**Data segment**:
START

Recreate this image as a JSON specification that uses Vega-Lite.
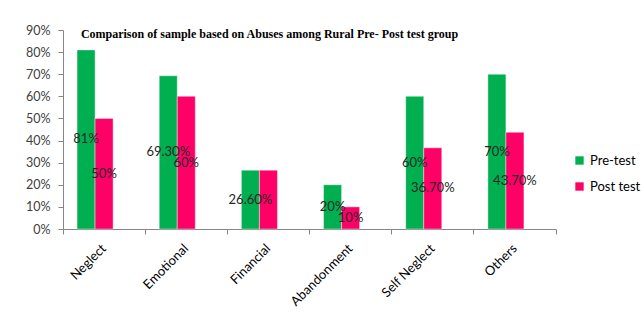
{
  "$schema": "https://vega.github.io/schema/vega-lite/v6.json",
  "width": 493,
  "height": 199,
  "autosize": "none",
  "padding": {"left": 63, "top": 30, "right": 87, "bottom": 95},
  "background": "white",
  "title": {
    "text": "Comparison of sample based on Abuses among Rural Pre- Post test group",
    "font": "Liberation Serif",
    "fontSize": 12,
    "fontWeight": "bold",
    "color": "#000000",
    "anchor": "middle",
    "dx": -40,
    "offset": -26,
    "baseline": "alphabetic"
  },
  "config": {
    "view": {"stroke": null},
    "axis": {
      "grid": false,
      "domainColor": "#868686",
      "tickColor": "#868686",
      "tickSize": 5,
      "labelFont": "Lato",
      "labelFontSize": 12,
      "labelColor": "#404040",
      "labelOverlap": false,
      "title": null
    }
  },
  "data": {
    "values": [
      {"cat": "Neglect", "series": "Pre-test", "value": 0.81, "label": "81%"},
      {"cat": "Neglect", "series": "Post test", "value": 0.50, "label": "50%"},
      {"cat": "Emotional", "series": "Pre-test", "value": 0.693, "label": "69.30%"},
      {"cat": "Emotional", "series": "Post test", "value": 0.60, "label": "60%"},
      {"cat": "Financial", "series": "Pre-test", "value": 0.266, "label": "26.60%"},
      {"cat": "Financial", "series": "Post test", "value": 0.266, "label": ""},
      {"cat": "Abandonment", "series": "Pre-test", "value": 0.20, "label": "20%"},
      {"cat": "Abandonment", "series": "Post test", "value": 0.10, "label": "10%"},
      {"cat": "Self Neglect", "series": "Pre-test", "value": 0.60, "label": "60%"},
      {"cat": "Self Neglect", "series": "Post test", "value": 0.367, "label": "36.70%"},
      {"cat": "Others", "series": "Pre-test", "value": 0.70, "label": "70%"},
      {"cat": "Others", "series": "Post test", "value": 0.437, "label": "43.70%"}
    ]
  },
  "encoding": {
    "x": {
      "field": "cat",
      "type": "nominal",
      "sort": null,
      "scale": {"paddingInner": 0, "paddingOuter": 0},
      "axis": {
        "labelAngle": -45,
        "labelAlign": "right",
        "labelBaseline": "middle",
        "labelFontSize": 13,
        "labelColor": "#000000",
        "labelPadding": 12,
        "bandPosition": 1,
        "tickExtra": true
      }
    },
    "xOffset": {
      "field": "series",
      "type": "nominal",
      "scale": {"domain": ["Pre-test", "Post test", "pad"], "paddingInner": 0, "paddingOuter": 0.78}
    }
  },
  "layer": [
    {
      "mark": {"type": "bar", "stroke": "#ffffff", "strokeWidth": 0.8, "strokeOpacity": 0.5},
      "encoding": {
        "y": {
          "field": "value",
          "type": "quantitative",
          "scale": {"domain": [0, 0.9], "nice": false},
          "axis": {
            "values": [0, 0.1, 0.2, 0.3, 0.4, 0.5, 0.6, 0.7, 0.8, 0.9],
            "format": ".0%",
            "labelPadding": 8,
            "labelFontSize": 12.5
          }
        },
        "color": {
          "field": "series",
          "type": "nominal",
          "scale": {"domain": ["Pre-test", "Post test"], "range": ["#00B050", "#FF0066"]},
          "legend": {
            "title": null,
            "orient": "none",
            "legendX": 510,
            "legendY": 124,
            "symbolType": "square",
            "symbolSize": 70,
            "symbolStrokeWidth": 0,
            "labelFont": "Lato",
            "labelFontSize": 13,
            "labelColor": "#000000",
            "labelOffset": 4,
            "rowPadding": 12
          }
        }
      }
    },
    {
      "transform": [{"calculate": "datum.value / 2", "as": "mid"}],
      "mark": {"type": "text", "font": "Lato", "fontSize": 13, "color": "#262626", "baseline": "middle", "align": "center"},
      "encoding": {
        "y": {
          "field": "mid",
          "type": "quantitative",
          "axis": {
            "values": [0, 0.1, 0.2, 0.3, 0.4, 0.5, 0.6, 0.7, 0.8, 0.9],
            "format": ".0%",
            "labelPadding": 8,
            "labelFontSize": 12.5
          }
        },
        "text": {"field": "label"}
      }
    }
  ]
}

END

**Given problem**: Write out the data precisely as given, excluding the pictures.

**Exercise result**:
Recreate this image as a JSON specification that uses Vega-Lite.
{
  "$schema": "https://vega.github.io/schema/vega-lite/v6.json",
  "width": 493,
  "height": 199,
  "autosize": "none",
  "padding": {"left": 63, "top": 30, "right": 87, "bottom": 95},
  "background": "white",
  "title": {
    "text": "Comparison of sample based on Abuses among Rural Pre- Post test group",
    "font": "Liberation Serif",
    "fontSize": 12,
    "fontWeight": "bold",
    "color": "#000000",
    "anchor": "middle",
    "dx": -40,
    "offset": -26,
    "baseline": "alphabetic"
  },
  "config": {
    "view": {"stroke": null},
    "axis": {
      "grid": false,
      "domainColor": "#868686",
      "tickColor": "#868686",
      "tickSize": 5,
      "labelFont": "Lato",
      "labelFontSize": 12,
      "labelColor": "#404040",
      "labelOverlap": false,
      "title": null
    }
  },
  "data": {
    "values": [
      {"cat": "Neglect", "series": "Pre-test", "value": 0.81, "label": "81%"},
      {"cat": "Neglect", "series": "Post test", "value": 0.50, "label": "50%"},
      {"cat": "Emotional", "series": "Pre-test", "value": 0.693, "label": "69.30%"},
      {"cat": "Emotional", "series": "Post test", "value": 0.60, "label": "60%"},
      {"cat": "Financial", "series": "Pre-test", "value": 0.266, "label": "26.60%"},
      {"cat": "Financial", "series": "Post test", "value": 0.266, "label": ""},
      {"cat": "Abandonment", "series": "Pre-test", "value": 0.20, "label": "20%"},
      {"cat": "Abandonment", "series": "Post test", "value": 0.10, "label": "10%"},
      {"cat": "Self Neglect", "series": "Pre-test", "value": 0.60, "label": "60%"},
      {"cat": "Self Neglect", "series": "Post test", "value": 0.367, "label": "36.70%"},
      {"cat": "Others", "series": "Pre-test", "value": 0.70, "label": "70%"},
      {"cat": "Others", "series": "Post test", "value": 0.437, "label": "43.70%"}
    ]
  },
  "encoding": {
    "x": {
      "field": "cat",
      "type": "nominal",
      "sort": null,
      "scale": {"paddingInner": 0, "paddingOuter": 0},
      "axis": {
        "labelAngle": -45,
        "labelAlign": "right",
        "labelBaseline": "middle",
        "labelFontSize": 13,
        "labelColor": "#000000",
        "labelPadding": 12,
        "bandPosition": 1,
        "tickExtra": true
      }
    },
    "xOffset": {
      "field": "series",
      "type": "nominal",
      "scale": {"domain": ["Pre-test", "Post test", "pad"], "paddingInner": 0, "paddingOuter": 0.78}
    }
  },
  "layer": [
    {
      "mark": {"type": "bar", "stroke": "#ffffff", "strokeWidth": 0.8, "strokeOpacity": 0.5},
      "encoding": {
        "y": {
          "field": "value",
          "type": "quantitative",
          "scale": {"domain": [0, 0.9], "nice": false},
          "axis": {
            "values": [0, 0.1, 0.2, 0.3, 0.4, 0.5, 0.6, 0.7, 0.8, 0.9],
            "format": ".0%",
            "labelPadding": 8,
            "labelFontSize": 12.5
          }
        },
        "color": {
          "field": "series",
          "type": "nominal",
          "scale": {"domain": ["Pre-test", "Post test"], "range": ["#00B050", "#FF0066"]},
          "legend": {
            "title": null,
            "orient": "none",
            "legendX": 510,
            "legendY": 124,
            "symbolType": "square",
            "symbolSize": 70,
            "symbolStrokeWidth": 0,
            "labelFont": "Lato",
            "labelFontSize": 13,
            "labelColor": "#000000",
            "labelOffset": 4,
            "rowPadding": 12
          }
        }
      }
    },
    {
      "transform": [{"calculate": "datum.value / 2", "as": "mid"}],
      "mark": {"type": "text", "font": "Lato", "fontSize": 13, "color": "#262626", "baseline": "middle", "align": "center"},
      "encoding": {
        "y": {
          "field": "mid",
          "type": "quantitative",
          "axis": {
            "values": [0, 0.1, 0.2, 0.3, 0.4, 0.5, 0.6, 0.7, 0.8, 0.9],
            "format": ".0%",
            "labelPadding": 8,
            "labelFontSize": 12.5
          }
        },
        "text": {"field": "label"}
      }
    }
  ]
}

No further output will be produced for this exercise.